**** EXTRACTED ENTRIES

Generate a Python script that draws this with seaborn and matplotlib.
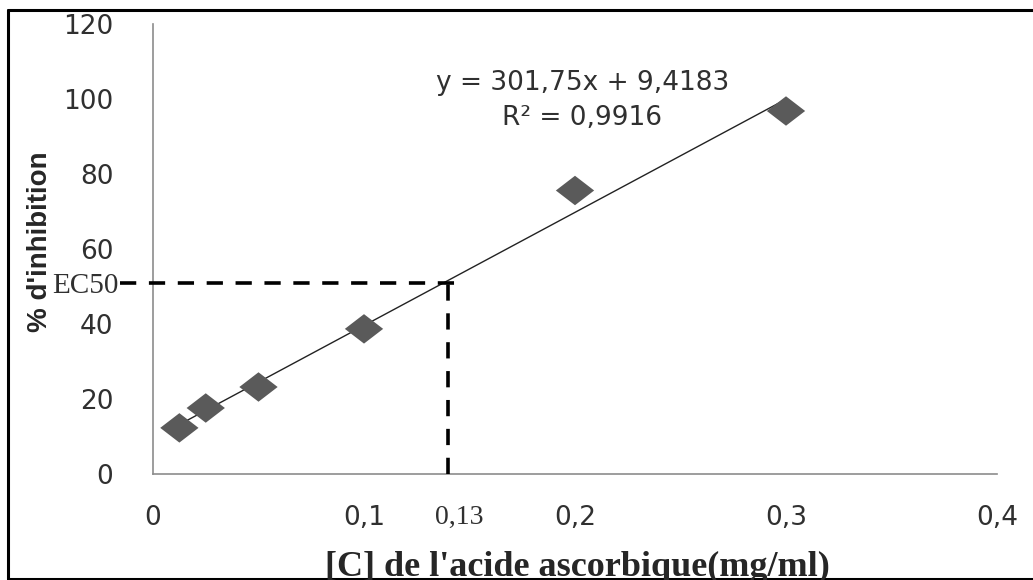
import numpy as np
import seaborn as sns
import matplotlib.pyplot as plt
from matplotlib.lines import Line2D
from matplotlib.path import Path

# measured points (concentration mg/ml vs % inhibition)
conc = [0.0125, 0.025, 0.05, 0.1, 0.2, 0.3]
inhibition = [12.3, 17.6, 23.2, 38.7, 75.6, 96.8]

# linear fit shown on the chart
slope, intercept = 301.75, 9.4183
eq_text = "y = 301,75x + 9,4183"
r2_text = "R² = 0,9916"

ec50_x = 0.14
ec50_y = 50.9

x_ticks = [0, 0.1, 0.2, 0.3, 0.4]
x_labels = ["0", "0,1", "0,2", "0,3", "0,4"]
y_ticks = [0, 20, 40, 60, 80, 100, 120]

sns.set_style("white")
plt.rcParams['font.family'] = ['DejaVu Sans']

W, H = 1033, 580
fig = plt.figure(figsize=(W / 100, H / 100), dpi=100)
ax = fig.add_axes([153 / W, 1 - 474 / H, (997 - 153) / W, (474 - 24) / H])

# wide diamond marker (reference is stretched horizontally)
diamond = Path([(-1.3, 0), (0, 1), (1.3, 0), (0, -1), (-1.3, 0)],
               [Path.MOVETO, Path.LINETO, Path.LINETO, Path.LINETO, Path.CLOSEPOLY])

sns.scatterplot(x=conc, y=inhibition, marker=diamond, s=760, color="#5a5a5a",
                edgecolor="none", ax=ax, zorder=3)

xs = np.array([conc[0], conc[-1]])
sns.lineplot(x=xs, y=slope * xs + intercept, color="#222222", linewidth=1.0, ax=ax, zorder=2)

# EC50 guide lines
ax.plot([-0.0155, ec50_x + 0.0045], [ec50_y, ec50_y], color="black", lw=2.6,
        dashes=(4.5, 3.5), clip_on=False, zorder=4)
ax.plot([ec50_x, ec50_x], [0, ec50_y], color="black", lw=2.6,
        dashes=(4.5, 3.5), clip_on=False, zorder=4)

ax.set_xlim(0, 0.4)
ax.set_ylim(0, 120)
ax.set_xticks(x_ticks)
ax.set_xticklabels(x_labels)
ax.set_yticks(y_ticks)

for side in ["top", "right"]:
    ax.spines[side].set_visible(False)
for side in ["left", "bottom"]:
    ax.spines[side].set_color("#8c8c8c")
    ax.spines[side].set_linewidth(1.2)

ax.tick_params(axis="both", direction="out", width=1.2, color="#8c8c8c",
               labelsize=19, labelcolor="#303030")
ax.tick_params(axis="x", length=8, pad=14.5)
ax.tick_params(axis="y", length=10, pad=18.5)

ax.text(0.145, -11.5, "0,13", family="Liberation Serif", fontsize=20,
        ha="center", va="center", color="#303030")
ax.text(-0.0163, ec50_y - 0.8, "EC50", family="Liberation Serif", fontsize=21,
        ha="right", va="center", color="#303030")

ax.text(0.2035, 104.3, eq_text, fontsize=19, ha="center", va="center", color="#303030")
ax.text(0.2035, 94.9, r2_text, fontsize=19, ha="center", va="center", color="#303030")

fig.text(40 / W, 1 - 242 / H, "% d'inhibition", rotation=90, fontsize=20,
         fontweight="bold", family=["Liberation Sans"], ha="center", va="center")
fig.text(577 / W, 1 - 576 / H, "[C] de l'acide ascorbique(mg/ml)",
         family="Liberation Serif", fontweight="bold", fontsize=26,
         ha="center", va="baseline")

# outer frame (left, top, bottom)
for xs_, ys_ in [([7.5, 7.5], [10, 579]), ([7.5, W], [10, 10]), ([7.5, W], [579, 579])]:
    fig.add_artist(Line2D([v / W for v in xs_], [1 - v / H for v in ys_],
                          color="black", lw=2.2))

fig.savefig("out.png", dpi=100)
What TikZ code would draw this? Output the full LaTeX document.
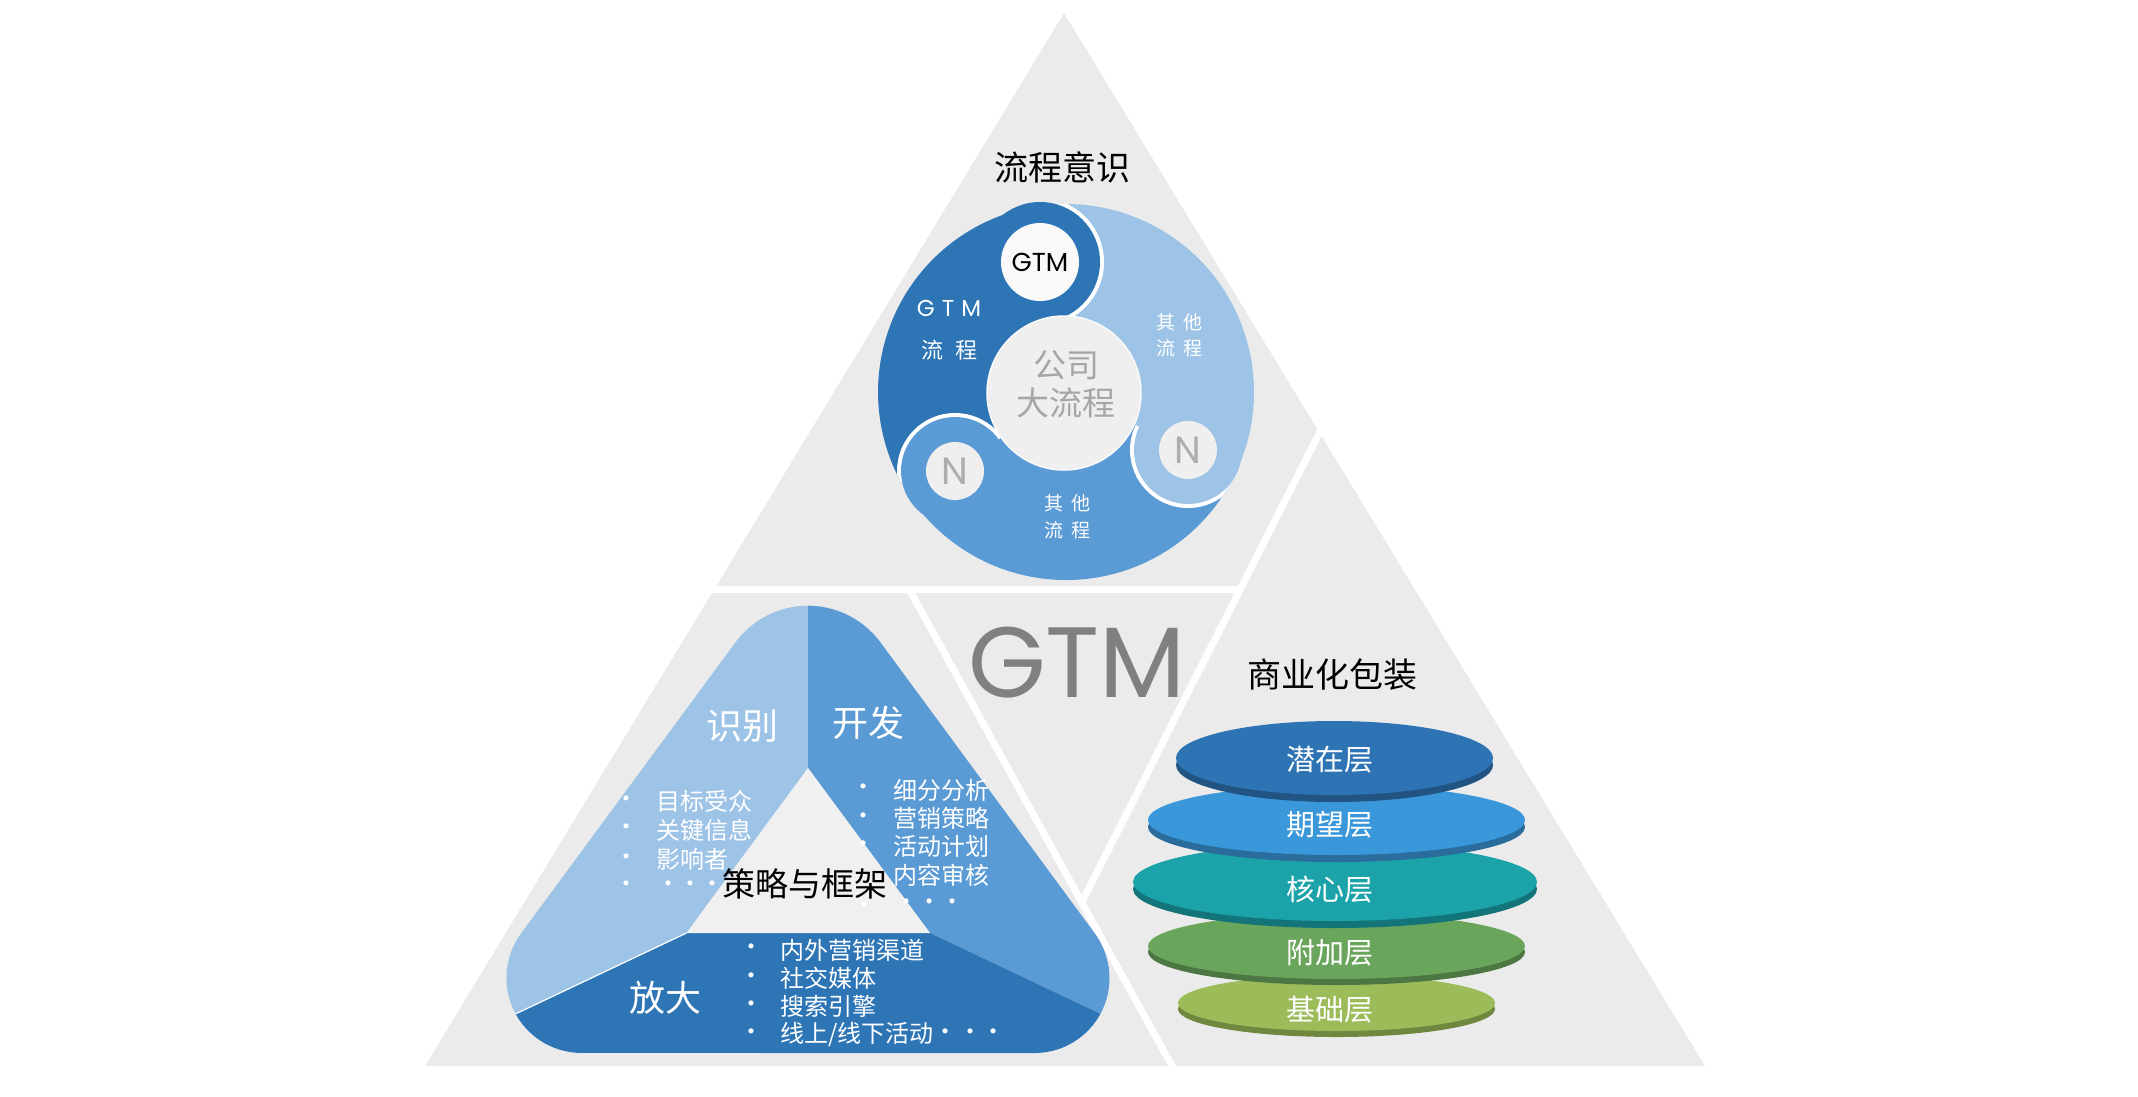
\documentclass[tikz,border=0pt]{standalone}
\usepackage{fontspec}
\newfontfamily\cjk{Noto Sans CJK SC}
\newfontfamily\geo{Poppins}
\usetikzlibrary{calc}
\definecolor{bggray}{HTML}{EBEBEB}
\definecolor{innergray}{HTML}{F0F0F0}
\definecolor{cdark}{HTML}{2E75B6}
\definecolor{cmed}{HTML}{5B9BD5}
\definecolor{clight}{HTML}{9DC3E6}
\definecolor{ccenter}{HTML}{EFEFEF}
\definecolor{ctextgray}{HTML}{A6A6A6}
\definecolor{ngray}{HTML}{ADADAD}
\definecolor{bigGTM}{HTML}{808080}
\definecolor{lay1}{HTML}{2E74B5}
\definecolor{lay2}{HTML}{3A97D9}
\definecolor{lay3}{HTML}{1BA3A9}
\definecolor{lay4}{HTML}{6AA55C}
\definecolor{lay5}{HTML}{9CBB59}
\newcommand{\fs}[1]{\fontsize{#1}{#1}\selectfont}
\newcommand{\layerdisc}[6]{%
  \fill[#6!72!black] (#1,-#2-#5) ellipse[x radius=#3, y radius=#4];
  \fill[#6] (#1,-#2) ellipse[x radius=#3, y radius=#4];}
\begin{document}
\begin{tikzpicture}[x=1pt,y=1pt,
  sep/.style={draw=white, line width=7pt, line cap=round},
  txt/.style={inner sep=0pt, font=\cjk\fs{#1}},
  wtxt/.style={txt=#1, text=white},
  btxt/.style={txt=#1, text=black},
  bul/.style={inner sep=0pt, font=\cjk\fs{24}, text=white},
  item/.style={inner sep=0pt, font=\cjk\fs{24}, text=white, anchor=west},
  dotm/.style={inner sep=0pt, font=\cjk\fs{24}, text=white},
  headcirc/.style={circle, inner sep=0pt, minimum size=#1},
  laytxt/.style={wtxt=29}]
\useasboundingbox (0,0) rectangle (2138,-1096);

% ---------- background triangle ----------
\fill[bggray] (1064,-13) -- (425,-1066) -- (1705,-1066) -- cycle;
\coordinate (hl) at (690,-589);
\coordinate (hr) at (1240,-589);
\coordinate (d1a) at (1335,-402);
\coordinate (d1b) at (1082,-902);
\coordinate (d2a) at (909,-589);
\coordinate (d2b) at (1178,-1077);
\draw[sep] (hl) -- (hr);
\draw[sep] (d1a) -- (d1b);
\draw[sep] (d2a) -- (d2b);

% ---------- cycle diagram ----------
\coordinate (O) at (1066,-392);
\coordinate (HG) at (1040,-262);
\coordinate (HR) at (1188,-450);
\coordinate (HL) at (955,-471);
\fill[cdark] ($(O)+(101.3:188)$) arc[start angle=101.3, end angle=215.1, radius=188pt]
  -- ($(O)+(215.1:70)$) arc[start angle=215.1, end angle=101.3, radius=70pt] -- cycle;
\fill[cmed] ($(O)+(215.1:188)$) arc[start angle=215.1, end angle=334.6, radius=188pt]
  -- ($(O)+(334.6:70)$) arc[start angle=334.6, end angle=215.1, radius=70pt] -- cycle;
\fill[clight] ($(O)+(334.6:188)$) arc[start angle=334.6, end angle=461.3, radius=188pt]
  -- ($(O)+(461.3:70)$) arc[start angle=461.3, end angle=334.6, radius=70pt] -- cycle;
% heads with white notches
\begin{scope}
  \clip (O) circle[radius=188pt];
  \clip (O) -- ($(O)+(101.3:300)$) -- ($(O)+(56.3:420)$) -- ($(O)+(11.3:300)$) -- cycle;
  \fill[white] (HG) circle[radius=64pt];
\end{scope}
\fill[cdark] (HG) circle[radius=60pt];
\begin{scope}
  \clip (O) circle[radius=188pt];
  \clip (O) -- ($(O)+(215.1:300)$) -- ($(O)+(170.1:420)$) -- ($(O)+(125.1:300)$) -- cycle;
  \fill[white] (HL) circle[radius=58pt];
\end{scope}
\fill[cmed] (HL) circle[radius=54pt];
\begin{scope}
  \clip (O) circle[radius=188pt];
  \clip (O) -- ($(O)+(334.6:300)$) -- ($(O)+(289.6:420)$) -- ($(O)+(244.6:300)$) -- cycle;
  \fill[white] (HR) circle[radius=58pt];
\end{scope}
\fill[clight] (HR) circle[radius=54pt];
% centre
\node[circle, fill=ccenter, draw=white!60!ccenter, line width=1.5pt, minimum size=154pt, inner sep=0pt] (ctr) at (1064,-393) {};
\node[txt=33, text=ctextgray] (ctr1) at (1066,-365) {公司};
\node[txt=33, text=ctextgray] (ctr2) at (1066,-403) {大流程};
\node[headcirc=78pt, fill=white!60!ccenter, font=\geo\fs{26}, text=black] (gtmc) at (HG) {GTM};
\node[headcirc=58pt, fill=ccenter, font=\geo\fs{38}, text=ngray] (nr) at (HR) {N};
\node[headcirc=58pt, fill=ccenter, font=\geo\fs{38}, text=ngray] (nl) at (HL) {N};
% segment labels
\node[inner sep=0pt, font=\geo\fs{23}, text=white] (lg1) at (949,-308) {G\hspace{7pt}T\hspace{7pt}M};
\node[wtxt=22] (lg2) at (949,-350) {流\hspace{12pt}程};
\node[wtxt=19] (lr1) at (1179,-322) {其\hspace{8pt}他};
\node[wtxt=19] (lr2) at (1179,-348) {流\hspace{8pt}程};
\node[wtxt=19] (lb1) at (1067,-503) {其\hspace{8pt}他};
\node[wtxt=19] (lb2) at (1067,-530) {流\hspace{8pt}程};
\node[btxt=34] (title1) at (1062,-167) {流程意识};

% ---------- strategy triangle ----------
\begin{scope}
  \clip (808,-1053) -- (1034.5,-1053) arc[start angle=-90, end angle=36.4, radius=75pt]
    -- (880.4,-642.3) arc[start angle=36.4, end angle=143.6, radius=90pt]
    -- (521.1,-933.4) arc[start angle=143.6, end angle=270, radius=75pt] -- cycle;
  \fill[clight] (808,-768) -- (808,-500) -- (407.6,-1065) -- (686.5,-933) -- cycle;
  \fill[cmed] (808,-768) -- (808,-500) -- (1208.3,-1065) -- (930,-933) -- cycle;
  \fill[cdark] (686.5,-933) -- (407.6,-1065) -- (407.6,-1080) -- (1208.3,-1080) -- (1208.3,-1065) -- (930,-933) -- cycle;
  \draw[white, line width=1.2pt] (686.5,-933) -- (407.6,-1065);
\end{scope}
\fill[innergray] (808,-768) -- (686.5,-933) -- (930,-933) -- cycle;
\node[wtxt=36] (shibie) at (742.5,-726) {识别};
\node[wtxt=36] (kaifa) at (868.3,-723) {开发};
\node[wtxt=36] (fangda) at (665,-997.5) {放大};
% left list
\foreach \y/\t [count=\i] in {801.7/{目标受众}, 830/{关键信息}, 859.3/{影响者}}{
  \node[bul] (lb\i) at (626,-\y) {•};
  \node[item] (li\i) at (656.7,-\y) {\t};}
\node[bul] (lb4) at (626,-886.7) {•};
\foreach \x [count=\i] in {668,690,712}{\node[dotm] (ld\i) at (\x,-886.7) {·};}
% right list
\foreach \y/\t [count=\i] in {790/{细分分析}, 818.3/{营销策略}, 846.7/{活动计划}}{
  \node[bul] (rb\i) at (863.3,-\y) {•};
  \node[item] (ri\i) at (893.3,-\y) {\t};}
\node[item] (ri4) at (893.3,-875) {内容审核};
\node[bul] (rb5) at (864,-907.5) {•};
\foreach \x [count=\i] in {906,929,952}{\node[dotm] (rd\i) at (\x,-905) {·};}
% bottom list
\foreach \y/\t [count=\i] in {950/{内外营销渠道}, 978.3/{社交媒体}, 1006.7/{搜索引擎}, 1035/{线上/线下活动}}{
  \node[bul] (bb\i) at (751.7,-\y) {•};
  \node[item] (bi\i) at (780,-\y) {\t};}
\foreach \x [count=\i] in {945,970,993}{\node[dotm] (bd\i) at (\x,-1035) {·};}
\node[btxt=33] (clyk) at (805.3,-884) {策略与框架};

% ---------- centre GTM ----------
\node[inner sep=0pt, font=\geo\fs{100}, text=bigGTM] (bigG) at (1077,-663) {GTM};

% ---------- layers ----------
\node[btxt=34] (title3) at (1332,-675) {商业化包装};
\layerdisc{1336.5}{1003}{158.5}{28}{6}{lay5}
\node[laytxt] (L5) at (1330,-1010) {基础层};
\layerdisc{1336.5}{946}{188.5}{33}{6}{lay4}
\node[laytxt] (L4) at (1330,-953) {附加层};
\layerdisc{1335}{882}{202}{39}{7}{lay3}
\node[laytxt] (L3) at (1330,-890) {核心层};
\layerdisc{1336.5}{820}{188.5}{35}{7}{lay2}
\node[laytxt] (L2) at (1330,-825) {期望层};
\layerdisc{1334.5}{758}{158.5}{37}{7}{lay1}
\node[laytxt] (L1) at (1330,-760) {潜在层};
\end{tikzpicture}
\end{document}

********

= EXERCISE PROMPT =
Leave out the pictures and restate, word for word, the lines from the top of the data through the line containing "sns.lineplot(x=xs, y=slope *", both included.

= THE SOLUTION =
Generate a Python script that draws this with seaborn and matplotlib.
import numpy as np
import seaborn as sns
import matplotlib.pyplot as plt
from matplotlib.lines import Line2D
from matplotlib.path import Path

# measured points (concentration mg/ml vs % inhibition)
conc = [0.0125, 0.025, 0.05, 0.1, 0.2, 0.3]
inhibition = [12.3, 17.6, 23.2, 38.7, 75.6, 96.8]

# linear fit shown on the chart
slope, intercept = 301.75, 9.4183
eq_text = "y = 301,75x + 9,4183"
r2_text = "R² = 0,9916"

ec50_x = 0.14
ec50_y = 50.9

x_ticks = [0, 0.1, 0.2, 0.3, 0.4]
x_labels = ["0", "0,1", "0,2", "0,3", "0,4"]
y_ticks = [0, 20, 40, 60, 80, 100, 120]

sns.set_style("white")
plt.rcParams['font.family'] = ['DejaVu Sans']

W, H = 1033, 580
fig = plt.figure(figsize=(W / 100, H / 100), dpi=100)
ax = fig.add_axes([153 / W, 1 - 474 / H, (997 - 153) / W, (474 - 24) / H])

# wide diamond marker (reference is stretched horizontally)
diamond = Path([(-1.3, 0), (0, 1), (1.3, 0), (0, -1), (-1.3, 0)],
               [Path.MOVETO, Path.LINETO, Path.LINETO, Path.LINETO, Path.CLOSEPOLY])

sns.scatterplot(x=conc, y=inhibition, marker=diamond, s=760, color="#5a5a5a",
                edgecolor="none", ax=ax, zorder=3)

xs = np.array([conc[0], conc[-1]])
sns.lineplot(x=xs, y=slope * xs + intercept, color="#222222", linewidth=1.0, ax=ax, zorder=2)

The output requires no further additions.